To cancel PMI, you’ll need to:6
- Make your request in writing.
- Be current on your monthly mortgage payments.
- Have a positive payment history (no more than one payment that was 30 days late in a 12-month period or no more than one payment that was 60 days late in a 24-month period, according to Fannie Mae and Freddie Mac).78
- Has satisfied any requirement of the holder of the mortgage. Which are: the value of your property hasn’t declined below the original value of the home and you have no junior liens (such as a second mortgage)
Automatic PMI Termination
Another way to end PMI is known as automatic PMI termination, which kicks in on the expected date that your remaining mortgage balance hits 78% LTV. By law, lenders are required to cancel PMI automatically by this date.9 The same conditions for borrower-initiated PMI cancellation (on-time payment history and no liens) also apply here. If you’ve had late payments, your lender will not cancel PMI until your payments become current.10
Final PMI Termination
Finally, there’s something called the final PMI termination. This is when a lender must automatically end PMI the month after your loan term hits its midpoint on a repayment schedule—even if you haven’t reached 78% LTV.11
For example, if you have a 30-year fixed loan, the midpoint would be after the 15-year mark. Again, you must be current on your payments to qualify. This type of PMI cancellation usually applies to loans with special features, such as balloon payments, an interest-only period, or principal forbearance.
Home Value and PMI
Your eligibility to cancel PMI is also influenced by whether your home’s value has appreciated or depreciated over time. If it increases, you can cancel PMI sooner than expected; if it decreases, you will wait longer than expected to cancel PMI.

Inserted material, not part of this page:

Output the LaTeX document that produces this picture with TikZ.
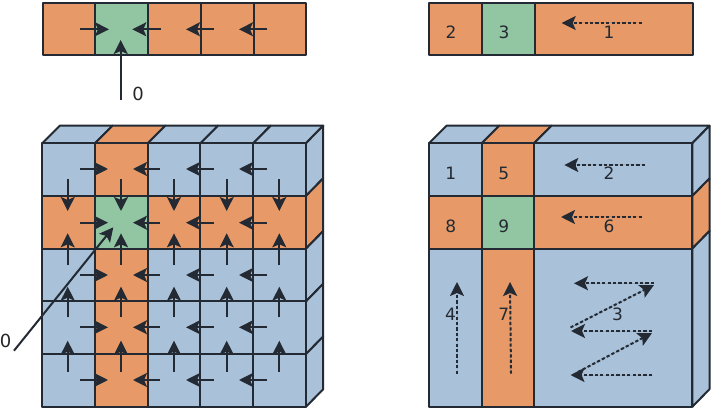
\documentclass[tikz,border=0pt]{standalone}
\usepackage{fontspec}
\setmainfont{DejaVu Sans}
\usetikzlibrary{arrows.meta}
\definecolor{cblue}{HTML}{A9C1D9}
\definecolor{corange}{HTML}{E79A68}
\definecolor{cgreen}{HTML}{92C5A2}
\definecolor{cline}{HTML}{232A33}
\tikzset{
  cell/.style={draw=cline,line width=2pt,inner sep=0pt,outer sep=0pt,line join=round},
  face/.style={draw=cline,line width=2pt,line join=round},
  arr/.style={draw=cline,fill=cline,line width=2pt,-{Stealth[length=14pt,width=14pt,inset=3pt]}},
  darr/.style={draw=cline,fill=cline,line width=2pt,dash pattern=on 3.2pt off 2.2pt,-{Stealth[length=14pt,width=14pt,inset=3pt]}},
  lbl/.style={text=cline,font=\fontsize{17pt}{19pt}\selectfont,inner sep=0pt},
  zero/.style={text=black!85,font=\fontsize{18pt}{20pt}\selectfont,inner sep=0pt}
}
\begin{document}
\begin{tikzpicture}[x=1pt,y=-1pt]
\useasboundingbox (0,0) rectangle (714,411);
\def\W{52.72}
% ---- top-left bar
\foreach \c in {1,...,5}{
  \pgfmathsetmacro\cx{42.7+(\c-0.5)*\W}
  \pgfmathsetmacro\mycol{\c==2 ? "cgreen" : "corange"}
  \node[cell,fill=\mycol,minimum width=\W pt,minimum height=52.4pt] (b\c) at (\cx,28.9) {};
}
% ---- top-right bar
\node[cell,fill=corange,minimum width=52.7pt,minimum height=52.4pt] (rb1) at (455.7,28.9) {};
\node[cell,fill=cgreen,minimum width=52.5pt,minimum height=52.4pt] (rb2) at (508.3,28.9) {};
\node[cell,fill=corange,minimum width=158pt,minimum height=52.4pt] (rb3) at (613.5,28.9) {};
\node[lbl] (t2) at (451,32) {2};
\node[lbl] (t3) at (504,32) {3};
\node[lbl] (t1) at (609,32) {1};
\coordinate (ra) at (641.7,23); \coordinate (rat) at (561.7,23);
\draw[darr] (ra) -- (rat);
% ---- left cube: top and side faces
\foreach \c in {1,...,5}{
  \pgfmathsetmacro\xa{42.3+(\c-1)*\W}
  \pgfmathsetmacro\xb{42.3+\c*\W}
  \pgfmathsetmacro\mycol{\c==2 ? "corange" : "cblue"}
  \draw[face,fill=\mycol] (\xa,143.3) -- ++(17.5,-17.6) -- (\xb+17.5,125.7) -- (\xb,143.3) -- cycle;
}
\foreach \r in {1,...,5}{
  \pgfmathsetmacro\ya{143.3+(\r-1)*\W}
  \pgfmathsetmacro\yb{143.3+\r*\W}
  \pgfmathsetmacro\mycol{\r==2 ? "corange" : "cblue"}
  \draw[face,fill=\mycol] (305.9,\ya) -- ++(17.2,-17.6) -- (323.1,\yb-17.6) -- (305.9,\yb) -- cycle;
}
% ---- left cube: front cells
\foreach \r in {1,...,5}{
  \foreach \c in {1,...,5}{
    \pgfmathsetmacro\cx{42.3+(\c-0.5)*\W}
    \pgfmathsetmacro\cy{143.3+(\r-0.5)*\W}
    \pgfmathsetmacro\mycol{(\r==2 && \c==2) ? "cgreen" : ((\r==2 || \c==2) ? "corange" : "cblue")}
    \node[cell,fill=\mycol,minimum width=\W pt,minimum height=\W pt] (g\r\c) at (\cx,\cy) {};
  }
}
% ---- right cube: faces
\draw[face,fill=cblue] (429,143.3) -- (446.5,125.7) -- (499.2,125.7) -- (481.7,143.3) -- cycle;
\draw[face,fill=corange] (481.7,143.3) -- (499.2,125.7) -- (551.5,125.7) -- (534,143.3) -- cycle;
\draw[face,fill=cblue] (534,143.3) -- (551.5,125.7) -- (709.5,125.7) -- (692.3,143.3) -- cycle;
\draw[face,fill=cblue] (692.3,143.3) -- (709.5,125.7) -- (709.5,178.4) -- (692.3,196) -- cycle;
\draw[face,fill=corange] (692.3,196) -- (709.5,178.4) -- (709.5,231) -- (692.3,248.6) -- cycle;
\draw[face,fill=cblue] (692.3,248.6) -- (709.5,231) -- (709.5,389.2) -- (692.3,406.8) -- cycle;
% ---- right cube: cells
\node[cell,fill=cblue,minimum width=52.7pt,minimum height=52.7pt] (r11) at (455.35,169.65) {};
\node[cell,fill=corange,minimum width=52.3pt,minimum height=52.7pt] (r12) at (507.85,169.65) {};
\node[cell,fill=cblue,minimum width=158.3pt,minimum height=52.7pt] (r13) at (613.15,169.65) {};
\node[cell,fill=corange,minimum width=52.7pt,minimum height=52.6pt] (r21) at (455.35,222.3) {};
\node[cell,fill=cgreen,minimum width=52.3pt,minimum height=52.6pt] (r22) at (507.85,222.3) {};
\node[cell,fill=corange,minimum width=158.3pt,minimum height=52.6pt] (r23) at (613.15,222.3) {};
\node[cell,fill=cblue,minimum width=52.7pt,minimum height=158.2pt] (r31) at (455.35,327.7) {};
\node[cell,fill=corange,minimum width=52.3pt,minimum height=158.2pt] (r32) at (507.85,327.7) {};
\node[cell,fill=cblue,minimum width=158.3pt,minimum height=158.2pt] (r33) at (613.15,327.7) {};
% ---- right cube: labels
\node[lbl] (l1) at (450.7,173) {1};
\node[lbl] (l5) at (503.7,173) {5};
\node[lbl] (l2) at (609,173) {2};
\node[lbl] (l8) at (450.7,226) {8};
\node[lbl] (l9) at (503.7,226) {9};
\node[lbl] (l6) at (609,226) {6};
\node[lbl] (l4) at (450.5,314) {4};
\node[lbl] (l7) at (503.7,314) {7};
\node[lbl] (l3) at (617.5,314) {3};
% ---- right cube: dashed arrows
\coordinate (a2s) at (645,165);   \coordinate (a2t) at (564.3,165);
\coordinate (a6s) at (641.7,217); \coordinate (a6t) at (561,217);
\coordinate (a4s) at (457,373.7); \coordinate (a4t) at (457,282);
\coordinate (a7s) at (511,373.7); \coordinate (a7t) at (510,282);
\coordinate (z1s) at (654,283.3); \coordinate (z1t) at (574,283.3);
\coordinate (z2s) at (570.5,327.5); \coordinate (z2t) at (654,285);
\coordinate (z3s) at (652,331);   \coordinate (z3t) at (571,331);
\coordinate (z4s) at (578,372);   \coordinate (z4t) at (652,333);
\coordinate (z5s) at (652,375);   \coordinate (z5t) at (570.5,375);
\foreach \s/\t in {a2s/a2t,a6s/a6t,a4s/a4t,a7s/a7t,z1s/z1t,z2s/z2t,z3s/z3t,z4s/z4t,z5s/z5t}
  \draw[darr] (\s) -- (\t);
% ---- left cube: horizontal arrows
\foreach \r/\yy in {1/169,2/222.7,3/275,4/327.3,5/380}{
  \foreach \c/\xs/\xt in {1/80/108,2/160/133,3/213.7/186,4/266.7/239}{
    \coordinate (hs\r\c) at (\xs,\yy);
    \coordinate (ht\r\c) at (\xt,\yy);
    \draw[arr] (hs\r\c) -- (ht\r\c);
  }
}
% ---- left cube: vertical arrows
\foreach \c/\xx in {1/67.7,2/121,3/174,4/226.7,5/279.3}{
  \foreach \r/\ys/\yt in {1/179.3/211,2/265/233.3,3/317/286.7,4/371.7/340.7}{
    \coordinate (vs\r\c) at (\xx,\ys);
    \coordinate (vt\r\c) at (\xx,\yt);
    \draw[arr] (vs\r\c) -- (vt\r\c);
  }
}
% ---- top-left bar arrows
\foreach \c/\xs/\xt in {1/80/109,2/160.7/132.3,3/214/186,4/267/239}{
  \coordinate (bs\c) at (\xs,29.3);
  \coordinate (bt\c) at (\xt,29.3);
  \draw[arr] (bs\c) -- (bt\c);
}
\coordinate (ups) at (120.7,100); \coordinate (upt) at (120.7,40);
\draw[arr] (ups) -- (upt);
\node[zero] (z0a) at (138,94) {0};
% ---- diagonal input
\coordinate (ds) at (14,350.7); \coordinate (dt) at (113.3,227.3);
\draw[arr] (ds) -- (dt);
\node[zero] (z0b) at (5.7,341) {0};
\end{tikzpicture}
\end{document}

Before canceling PMI, a lender will determine your home’s current market value by a Broker Price Opinion (performed by a real estate agent who values your home based on the value of comparable homes in your neighborhood), a certification of value, or another type of property appraisal
If your home’s value has fallen due to a market downturn, your lender will likely deny your PMI cancellation request unless your home’s value is based on a new appraisal and you pay down the remaining loan balance to the 80% LTV of the new appraised value.9
On the other hand, your home’s value might increase faster than anticipated, either due to market conditions or because you’ve remodeled it, meaning you might reach the 80% LTV threshold early. In that case, you can request PMI cancellation ahead of time, and your lender will order an appraisal to confirm the home’s current value.9 (Note: You’re responsible for paying for the property appraisal, which can cost anywhere from $300 to $400. This amount may vary depending on the home’s size and location.)
Conventional Loans Without PMI
Some lenders offer their own conventional loan products without required PMI; however, they tend to charge higher interest rates to protect themselves if you default on your loan. In the long run, that can be more or less expensive than paying PMI, depending on how long you stay in your home or how long you keep the same mortgage.

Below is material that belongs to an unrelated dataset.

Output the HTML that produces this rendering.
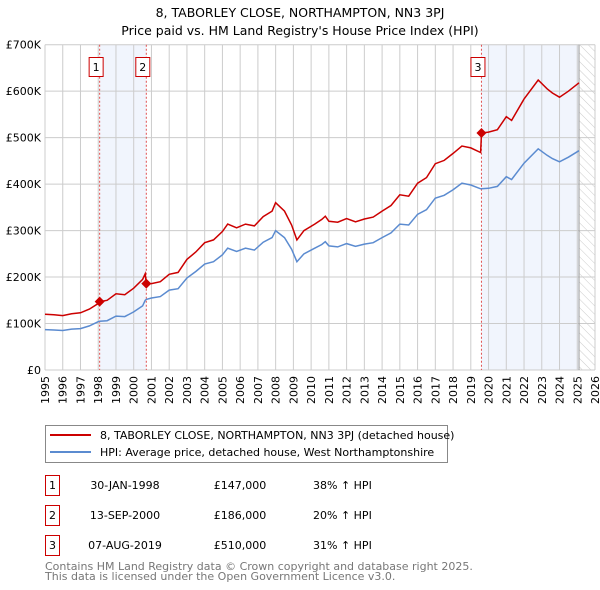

This is where comparison shopping for a mortgage can help. Look at the interest rates offered for non-PMI loans versus those with PMI. Calculate the difference between the two to see how much more you’ll pay for a loan without PMI. Is that amount less than PMI payments you’ll make until you reach the 80% LTV ratio for cancellation? Remember, home values could rise or fall, affecting the length of time you might pay PMI. A mortgage calculator can show you the impact of different rates on your monthly payment.